→ DATASET EXCERPT
* * *

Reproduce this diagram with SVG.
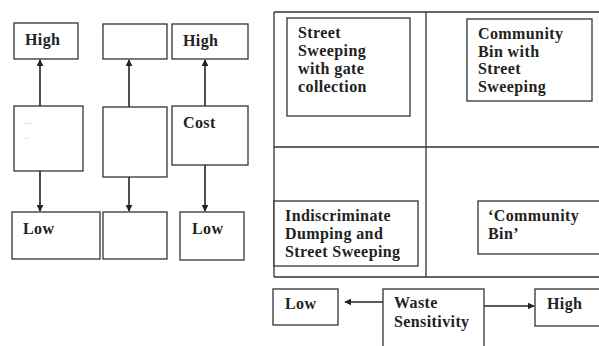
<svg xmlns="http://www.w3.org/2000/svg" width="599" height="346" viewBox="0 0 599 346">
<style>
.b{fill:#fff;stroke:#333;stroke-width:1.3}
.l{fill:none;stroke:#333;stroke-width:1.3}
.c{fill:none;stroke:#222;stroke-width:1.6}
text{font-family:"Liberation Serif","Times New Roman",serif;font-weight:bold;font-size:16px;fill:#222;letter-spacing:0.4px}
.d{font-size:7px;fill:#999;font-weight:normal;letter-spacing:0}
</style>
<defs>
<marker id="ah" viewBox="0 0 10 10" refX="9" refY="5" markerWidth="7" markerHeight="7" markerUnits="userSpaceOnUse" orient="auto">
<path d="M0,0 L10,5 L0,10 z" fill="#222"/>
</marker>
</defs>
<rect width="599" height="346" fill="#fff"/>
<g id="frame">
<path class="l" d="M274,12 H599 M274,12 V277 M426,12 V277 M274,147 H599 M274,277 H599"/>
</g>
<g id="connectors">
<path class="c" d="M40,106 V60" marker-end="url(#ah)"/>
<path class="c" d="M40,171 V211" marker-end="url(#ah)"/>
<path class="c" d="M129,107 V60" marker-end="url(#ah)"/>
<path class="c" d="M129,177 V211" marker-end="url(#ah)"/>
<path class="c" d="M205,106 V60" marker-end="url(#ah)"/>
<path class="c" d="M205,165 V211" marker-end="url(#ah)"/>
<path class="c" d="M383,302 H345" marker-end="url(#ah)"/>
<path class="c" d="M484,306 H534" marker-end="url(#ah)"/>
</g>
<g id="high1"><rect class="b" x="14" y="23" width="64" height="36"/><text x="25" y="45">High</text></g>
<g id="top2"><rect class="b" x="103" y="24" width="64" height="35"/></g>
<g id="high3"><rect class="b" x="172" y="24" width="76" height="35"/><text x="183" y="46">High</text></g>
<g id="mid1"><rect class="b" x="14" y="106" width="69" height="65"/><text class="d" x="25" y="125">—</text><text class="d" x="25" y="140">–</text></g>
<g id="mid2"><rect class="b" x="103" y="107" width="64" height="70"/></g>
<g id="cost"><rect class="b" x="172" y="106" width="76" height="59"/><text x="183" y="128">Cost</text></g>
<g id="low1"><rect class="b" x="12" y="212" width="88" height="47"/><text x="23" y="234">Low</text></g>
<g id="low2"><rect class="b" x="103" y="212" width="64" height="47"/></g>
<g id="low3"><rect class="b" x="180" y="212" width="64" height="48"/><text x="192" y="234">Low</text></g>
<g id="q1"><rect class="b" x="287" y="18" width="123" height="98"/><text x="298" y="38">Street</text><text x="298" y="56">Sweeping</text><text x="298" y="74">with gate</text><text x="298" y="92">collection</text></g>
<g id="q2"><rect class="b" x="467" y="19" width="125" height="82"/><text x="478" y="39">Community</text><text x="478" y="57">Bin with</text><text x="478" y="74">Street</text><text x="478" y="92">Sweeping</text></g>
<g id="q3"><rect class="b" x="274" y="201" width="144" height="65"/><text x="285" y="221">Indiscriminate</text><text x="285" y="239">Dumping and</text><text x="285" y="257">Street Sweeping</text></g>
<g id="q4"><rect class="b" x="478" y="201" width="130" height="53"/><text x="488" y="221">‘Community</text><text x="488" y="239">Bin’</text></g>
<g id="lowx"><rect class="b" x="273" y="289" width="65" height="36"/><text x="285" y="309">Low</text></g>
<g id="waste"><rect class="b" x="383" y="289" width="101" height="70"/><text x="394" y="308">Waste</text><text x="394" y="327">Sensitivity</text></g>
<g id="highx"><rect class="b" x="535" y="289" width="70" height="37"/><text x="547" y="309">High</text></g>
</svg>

* * *

Repeat the listing in full and exactly. Leave any pictures out.

→ OUTPUT OF THE TASK
Reproduce this diagram with SVG.
<svg xmlns="http://www.w3.org/2000/svg" width="599" height="346" viewBox="0 0 599 346">
<style>
.b{fill:#fff;stroke:#333;stroke-width:1.3}
.l{fill:none;stroke:#333;stroke-width:1.3}
.c{fill:none;stroke:#222;stroke-width:1.6}
text{font-family:"Liberation Serif","Times New Roman",serif;font-weight:bold;font-size:16px;fill:#222;letter-spacing:0.4px}
.d{font-size:7px;fill:#999;font-weight:normal;letter-spacing:0}
</style>
<defs>
<marker id="ah" viewBox="0 0 10 10" refX="9" refY="5" markerWidth="7" markerHeight="7" markerUnits="userSpaceOnUse" orient="auto">
<path d="M0,0 L10,5 L0,10 z" fill="#222"/>
</marker>
</defs>
<rect width="599" height="346" fill="#fff"/>
<g id="frame">
<path class="l" d="M274,12 H599 M274,12 V277 M426,12 V277 M274,147 H599 M274,277 H599"/>
</g>
<g id="connectors">
<path class="c" d="M40,106 V60" marker-end="url(#ah)"/>
<path class="c" d="M40,171 V211" marker-end="url(#ah)"/>
<path class="c" d="M129,107 V60" marker-end="url(#ah)"/>
<path class="c" d="M129,177 V211" marker-end="url(#ah)"/>
<path class="c" d="M205,106 V60" marker-end="url(#ah)"/>
<path class="c" d="M205,165 V211" marker-end="url(#ah)"/>
<path class="c" d="M383,302 H345" marker-end="url(#ah)"/>
<path class="c" d="M484,306 H534" marker-end="url(#ah)"/>
</g>
<g id="high1"><rect class="b" x="14" y="23" width="64" height="36"/><text x="25" y="45">High</text></g>
<g id="top2"><rect class="b" x="103" y="24" width="64" height="35"/></g>
<g id="high3"><rect class="b" x="172" y="24" width="76" height="35"/><text x="183" y="46">High</text></g>
<g id="mid1"><rect class="b" x="14" y="106" width="69" height="65"/><text class="d" x="25" y="125">—</text><text class="d" x="25" y="140">–</text></g>
<g id="mid2"><rect class="b" x="103" y="107" width="64" height="70"/></g>
<g id="cost"><rect class="b" x="172" y="106" width="76" height="59"/><text x="183" y="128">Cost</text></g>
<g id="low1"><rect class="b" x="12" y="212" width="88" height="47"/><text x="23" y="234">Low</text></g>
<g id="low2"><rect class="b" x="103" y="212" width="64" height="47"/></g>
<g id="low3"><rect class="b" x="180" y="212" width="64" height="48"/><text x="192" y="234">Low</text></g>
<g id="q1"><rect class="b" x="287" y="18" width="123" height="98"/><text x="298" y="38">Street</text><text x="298" y="56">Sweeping</text><text x="298" y="74">with gate</text><text x="298" y="92">collection</text></g>
<g id="q2"><rect class="b" x="467" y="19" width="125" height="82"/><text x="478" y="39">Community</text><text x="478" y="57">Bin with</text><text x="478" y="74">Street</text><text x="478" y="92">Sweeping</text></g>
<g id="q3"><rect class="b" x="274" y="201" width="144" height="65"/><text x="285" y="221">Indiscriminate</text><text x="285" y="239">Dumping and</text><text x="285" y="257">Street Sweeping</text></g>
<g id="q4"><rect class="b" x="478" y="201" width="130" height="53"/><text x="488" y="221">‘Community</text><text x="488" y="239">Bin’</text></g>
<g id="lowx"><rect class="b" x="273" y="289" width="65" height="36"/><text x="285" y="309">Low</text></g>
<g id="waste"><rect class="b" x="383" y="289" width="101" height="70"/><text x="394" y="308">Waste</text><text x="394" y="327">Sensitivity</text></g>
<g id="highx"><rect class="b" x="535" y="289" width="70" height="37"/><text x="547" y="309">High</text></g>
</svg>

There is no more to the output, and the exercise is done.